Yesterday was "shear day" I get so excited for this annual event that I can hardly sleep the night before. I so look forward to getting my hands into those bags of fleece, yet I worry about the alpacas stressing while they are being sheared. We lay them on mats on the ground on their side and stretch their legs out. Their legs are tethered to hobbles which are attached to a pole running beside the prone alpaca. A pulley system allows the legs to be stretched out or quickly released. After our shearers clip one side, a team of 3 or 4 gently flip the 'paca to do the other side. While the shearing is going on a team of friends collect the fiber into firsts (prime), seconds, and thirds (which I trash). While they are down, a good friend like Beth will trim their topnotches to keep the hair out of their eyes. Husband Smitty will trim their toe nails, and Dave, the shearer, will check their teeth. Dave uses a rotorary type dremel tool to even up their bottom teeth if they need it and he will nip off any sharp "fighting teeth" with trimmers if they are dangerously sharp. Alpacas do not have top teeth but rather a hard plate for chewing.
I guess that I'm getting carried away telling about this process but it's a big event on the farm. We did ten alpacas at friend Nancy's and twelve here in the afternoon. We are very fortunate to have about ten friends show up to help us.
Now about the picture on top. Doesn't he look like a walking Q-Tip?

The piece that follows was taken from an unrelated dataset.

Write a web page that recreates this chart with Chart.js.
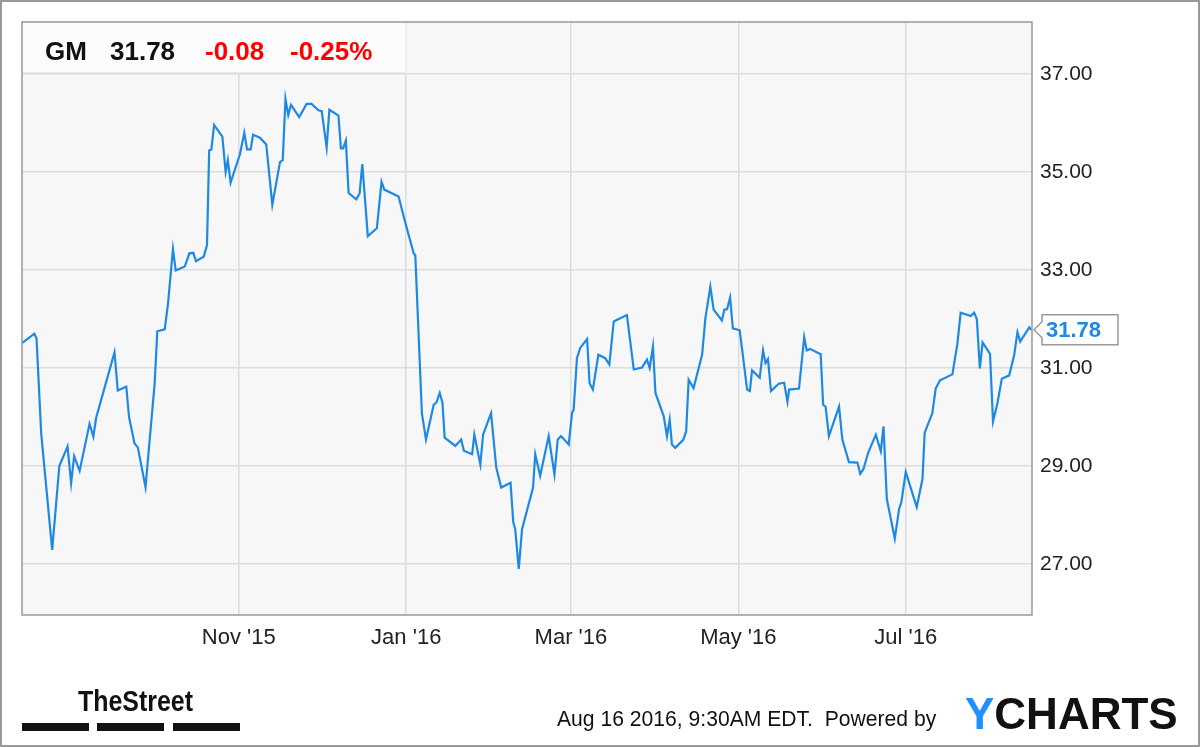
<!DOCTYPE html>
<html><head><meta charset="utf-8">
<script src="https://cdn.jsdelivr.net/npm/chart.js@4"></script>
<style>html,body{margin:0;padding:0;background:#fff}#w{width:1200px;height:747px;position:relative}</style>
</head><body><div id="w"><canvas id="c" width="1200" height="747"></canvas></div>
<script>
// Days since 2015-08-14
const dayOffsets = [0,4.5,5.3,7,11,13.6,16.6,17.9,19,21,24.6,26,27,30.4,33.7,34.9,38,39,41,42.2,45,48.3,49.3,52,53.2,55,56,59.3,61,62.4,63.4,66.2,67.4,68.2,69,70,73,74.2,75,76,79.4,81,82,83.3,84.2,86.7,89,91.2,94,95,96,97,98,101,103.7,105.5,108,109.2,111,112,115.3,116.2,117,118,119,121.8,123,124,126,129.3,131,132,137.2,139.7,142.7,143.3,145.7,147.2,150,151,152.2,153.2,154,157.9,160,161,164,164.8,167,168,170.9,172.8,174.6,178,179,179.7,181,182.2,186.2,187,188.8,191.9,194,195.2,196.4,199.2,200.4,201,202.2,203.4,205.9,206.8,208,210,212.5,214,215.6,217.4,220.4,222.9,225.9,227.7,228.7,229.9,230.8,233.8,235,236,236.8,238,241,242,242.9,244.7,247.8,249,250.8,252,255,255.9,256.9,258,259,261.5,263,264.2,265.2,266,268.8,270,270.9,271.8,272.9,275.7,277.7,278.9,279.5,283.1,285,285.9,287.1,291,291.9,292.8,294,297.7,298.9,301.3,304.4,305.4,306.6,308.3,311.1,312.9,313.9,315.1,318,319.6,320.4,322,326,328.1,328.9,331.7,332.9,334.5,339,340.8,342,345.7,346.9,347.9,349,350,352.7,353.8,355.4,357,359.7,361.5,362.7,363.7,367,367.8];
const prices = [31.51,31.7,31.6,29.66,27.29,29.0,29.4,28.65,29.2,28.9,29.86,29.6,29.98,30.66,31.32,30.54,30.62,30.0,29.46,29.38,28.57,30.66,31.75,31.79,32.31,33.43,32.99,33.07,33.34,33.35,33.18,33.27,33.51,35.44,35.46,35.96,35.72,35.0,35.24,34.78,35.36,35.8,35.46,35.46,35.76,35.7,35.56,34.33,35.2,35.24,36.49,36.16,36.37,36.12,36.39,36.39,36.26,36.24,35.5,36.27,36.15,35.48,35.48,35.64,34.57,34.44,34.56,35.16,33.69,33.85,34.8,34.64,34.5,33.96,33.34,33.3,30.08,29.54,30.25,30.3,30.49,30.29,29.58,29.41,29.54,29.31,29.24,29.64,29.03,29.64,30.08,28.97,28.56,28.66,27.85,27.71,26.9,27.71,28.56,29.24,28.8,29.61,28.83,29.54,29.61,29.44,30.08,30.15,31.2,31.41,31.59,30.69,30.56,31.27,31.2,31.07,31.95,32.0,32.08,30.97,31.01,31.17,31.0,31.44,30.49,30.02,29.61,29.95,29.44,29.37,29.54,29.71,30.76,30.59,31.27,32.02,32.66,32.19,31.97,32.19,32.2,32.44,31.81,31.77,31.1,30.56,30.53,30.95,30.8,31.36,31.1,31.18,30.53,30.68,30.7,30.31,30.56,30.58,31.63,31.36,31.39,31.28,30.25,30.21,29.61,30.21,29.54,29.08,29.07,28.84,28.94,29.27,29.64,29.3,29.81,28.33,27.52,28.13,28.26,28.88,28.16,28.74,29.68,30.08,30.58,30.75,30.87,31.49,32.13,32.06,32.13,32.0,30.99,31.52,31.29,29.91,30.28,30.78,30.85,31.26,31.73,31.54,31.83,31.78];
const monthTickDays = [79,140,200,261,322];
const monthTickLabels = ["Nov '15","Jan '16","Mar '16","May '16","Jul '16"];
const yTicks = [27,29,31,33,35,37];
const lastPrice = "31.78", change = "-0.08", changePct = "-0.25%", ticker = "GM";

const deco = {
  id:'deco',
  beforeDraw(ch){
    const c=ch.ctx,a=ch.chartArea;
    c.save();c.fillStyle='#f7f7f7';c.fillRect(a.left,a.top,a.right-a.left,a.bottom-a.top);c.restore();
  },
  afterDatasetsDraw(ch){
    const c=ch.ctx,a=ch.chartArea;
    c.save();
    c.fillStyle='rgba(252,252,252,0.95)';c.fillRect(a.left+1,a.top+1,383,50);
    c.strokeStyle='#ebebeb';c.lineWidth=1;c.beginPath();c.moveTo(a.left+1,a.top+50.5);c.lineTo(a.left+384,a.top+50.5);c.lineTo(a.left+384,a.top+1);c.stroke();
    c.textBaseline='alphabetic';c.font='bold 26px "Liberation Sans", Arial, sans-serif';
    c.fillStyle='#111';c.fillText(ticker,45,60);c.fillText(lastPrice,110,60);
    c.fillStyle='#f00';c.fillText(change,205,60);c.fillText(changePct,290,60);
    c.strokeStyle='#999';c.lineWidth=1.5;c.strokeRect(a.left,a.top,a.right-a.left,a.bottom-a.top);
    c.strokeStyle='#999';c.lineWidth=2;c.strokeRect(1,1,1198,745);
    const ys=ch.scales.y.getPixelForValue(parseFloat(lastPrice));
    c.fillStyle='#fff';c.strokeStyle='#999';c.lineWidth=1.5;
    c.beginPath();c.moveTo(a.right+2,ys);c.lineTo(a.right+10,ys-8);c.lineTo(a.right+10,ys-15);c.lineTo(1118,ys-15);c.lineTo(1118,ys+15);c.lineTo(a.right+10,ys+15);c.lineTo(a.right+10,ys+8);c.closePath();c.fill();c.stroke();
    c.fillStyle='#1e88e5';c.font='bold 22px "Liberation Sans", Arial, sans-serif';c.textBaseline='middle';c.fillText(lastPrice,1046,ys+1);
    c.fillStyle='#111';c.textBaseline='alphabetic';
    c.font='bold 29px "Liberation Sans Narrow", "Liberation Sans", sans-serif';
    c.save();c.translate(78,711);c.scale(0.86,1);c.fillText('TheStreet',0,0);c.restore();
    c.fillRect(22,723,67,8);c.fillRect(97,723,67,8);c.fillRect(173,723,67,8);
    c.font='22px "Liberation Sans Narrow", "Liberation Sans", sans-serif';
    c.save();c.translate(557,726);c.scale(0.96,1);c.fillText('Aug 16 2016, 9:30AM EDT.  Powered by',0,0);c.restore();
    c.font='bold 44px "Liberation Sans", Arial, sans-serif';
    c.fillStyle='#1e90ff';c.fillText('Y',965,729);const yw=c.measureText('Y').width;
    c.fillStyle='#111';c.fillText('CHARTS',965+yw,729);
    c.restore();
  }
};

new Chart(document.getElementById('c'),{
  type:'line',
  data:{datasets:[{data:dayOffsets.map((d,i)=>({x:d,y:prices[i]})),borderColor:'#1e88e5',borderWidth:2.2,pointRadius:0,tension:0,fill:false}]},
  options:{
    responsive:false,animation:false,
    layout:{padding:{left:22,top:22,right:0,bottom:0}},
    plugins:{legend:{display:false},tooltip:{enabled:false}},
    scales:{
      x:{type:'linear',min:0,max:368,
        afterBuildTicks(s){s.ticks=monthTickDays.map(v=>({value:v}));},
        afterFit(s){s.height=132;},
        ticks:{autoSkip:false,maxRotation:0,padding:10,color:'#222',font:{size:22,family:'"Liberation Sans Narrow", "Liberation Sans", sans-serif'},
          callback:(v)=>monthTickLabels[monthTickDays.indexOf(v)]},
        grid:{color:'#dcdcdc',lineWidth:1.5,drawTicks:false},border:{display:false}},
      y:{position:'right',min:25.96,max:38.06,
        afterBuildTicks(s){s.ticks=yTicks.map(v=>({value:v}));},
        afterFit(s){s.width=168;},
        ticks:{padding:8,color:'#222',font:{size:21,family:'"Liberation Sans", Arial, sans-serif'},callback:v=>v.toFixed(2)},
        grid:{color:'#dcdcdc',lineWidth:1.5,drawTicks:false},border:{display:false}}
    }
  },
  plugins:[deco]
});
</script></body></html>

We gave Orion a fancy show cut because he will be going to a show in September, but Pollux got the standard. We haven't told Pollux yet but he will become a "fiber boy" when he is closer to two years old. He's not quite breeding material.
I have cleaned Orion's fleece shown in the picture and need to get at least one more done today. I like to pick through them out on the deck so that the trash can just fall through. More on fleece cleaning later.